Assaggiamo poi il Nebbiolo. Bottiglia n. 475 di 2000 (qui il post).

Bellissima intensità di colore, più scuro e profonda della Barbera. La frutta si evolve e da matura diventa la ciliegia messa sotto spirito dalla nonna. Escono sentori che potranno ancora evolversi con la permanenza in bottiglia. Ci sono i fiori. C’è il balsamico. Il sottobosco. Sento ematicità. Tabacco non dolce. Pellami freschi. Tutto frutto degli acini interi e dell’affinamento in cemento prima e di sette mesi di legno con tostature molto lievi poi. In bocca c’è la potenza dei vini di Serralunga ma anche una finezza ed eleganza.

Serralunga è conosciuta come una zona strong.

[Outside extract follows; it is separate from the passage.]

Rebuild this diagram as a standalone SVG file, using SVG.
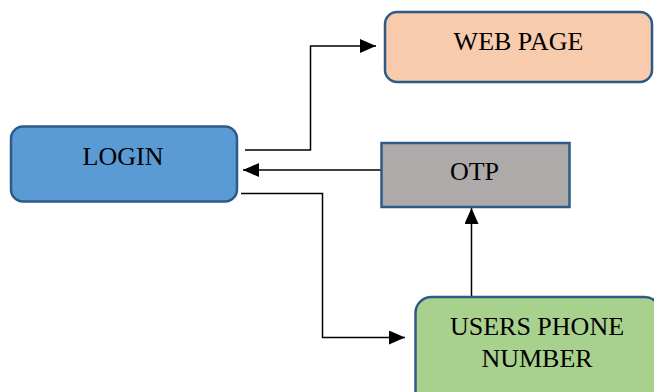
<svg xmlns="http://www.w3.org/2000/svg" width="654" height="392" viewBox="0 0 654 392">
<defs>
<style>
.box{stroke:#2E5A87;stroke-width:2.5}
.lbl{font-family:"Liberation Serif","Times New Roman",serif;font-size:26px;fill:#000;text-anchor:middle}
.con{fill:none;stroke:#000;stroke-width:1.5}
</style>
<marker id="ah" markerUnits="userSpaceOnUse" markerWidth="16" markerHeight="14" refX="16" refY="7" orient="auto">
<path d="M0,0 L16,7 L0,14 Z" fill="#000"/>
</marker>
</defs>
<rect width="654" height="392" fill="#fff"/>
<g id="connectors">
<polyline class="con" points="245,150 310.5,150 310.5,46 376,46" marker-end="url(#ah)"/>
<line class="con" x1="386" y1="170" x2="243" y2="170" marker-end="url(#ah)"/>
<polyline class="con" points="241,193.5 322.5,193.5 322.5,337.5 405,337.5" marker-end="url(#ah)"/>
<line class="con" x1="471.5" y1="304" x2="471.5" y2="208" marker-end="url(#ah)"/>
</g>
<g id="webpage">
<rect class="box" x="385" y="12" width="267" height="70" rx="12" fill="#F7CBAC"/>
<text class="lbl" x="518.5" y="50">WEB PAGE</text>
</g>
<g id="login">
<rect class="box" x="11" y="126.5" width="226" height="75" rx="12" fill="#5B9BD5"/>
<text class="lbl" x="123" y="165">LOGIN</text>
</g>
<g id="otp">
<rect class="box" x="381.5" y="143" width="188" height="64" fill="#AEAAAA"/>
<text class="lbl" x="474.5" y="179.5">OTP</text>
</g>
<g id="phone">
<rect class="box" x="415.5" y="297" width="245" height="120" rx="16" fill="#A9D18E"/>
<text class="lbl" x="537" y="335">USERS PHONE</text>
<text class="lbl" x="537" y="366.5">NUMBER</text>
</g>
</svg>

Il tannino è maturo e importante, cosa questa che risalta ancora di più la freschezza e la secchezza. La sapidità arriva importante e contribuisce alla davvero lunga persistenza. Un vino estremamente interessante ma che se non lo abbini, anche con una polenta, ti taglia.

Bravo Stefano. Davvero bravo ma bravo.

Quando gli chiedo a chi deve qualcosa mi risponde così:

Devo tantissimo ad un commercialista amico di famiglia perché è stato lui a spronarmi a fare qualcosa. Non mi ero mai interessato alla campagna. Anni, prima era come una punizione perché costretto a fare qualcosa in vigna invece di andare al mare con la fidanzata. Adesso passo sabato e domenica in vigna.

Contrappasso? No, solo la stupefacente casualità che la vita, in maniera inaspettata, riserva. Rimpianti? Forse. Come quelli verso il nonno mancato quando era piccolo e al quale ora non può fare tutte le domande che avrebbe voglia di fargli.

Adesso se mi offrissero sei milioni di euro non gliela darei. La soddisfazione che ho avuto con la prima etichetta non ha prezzo

Bravo Stefano. Teniamolo d’occhio perché ne farà di strada.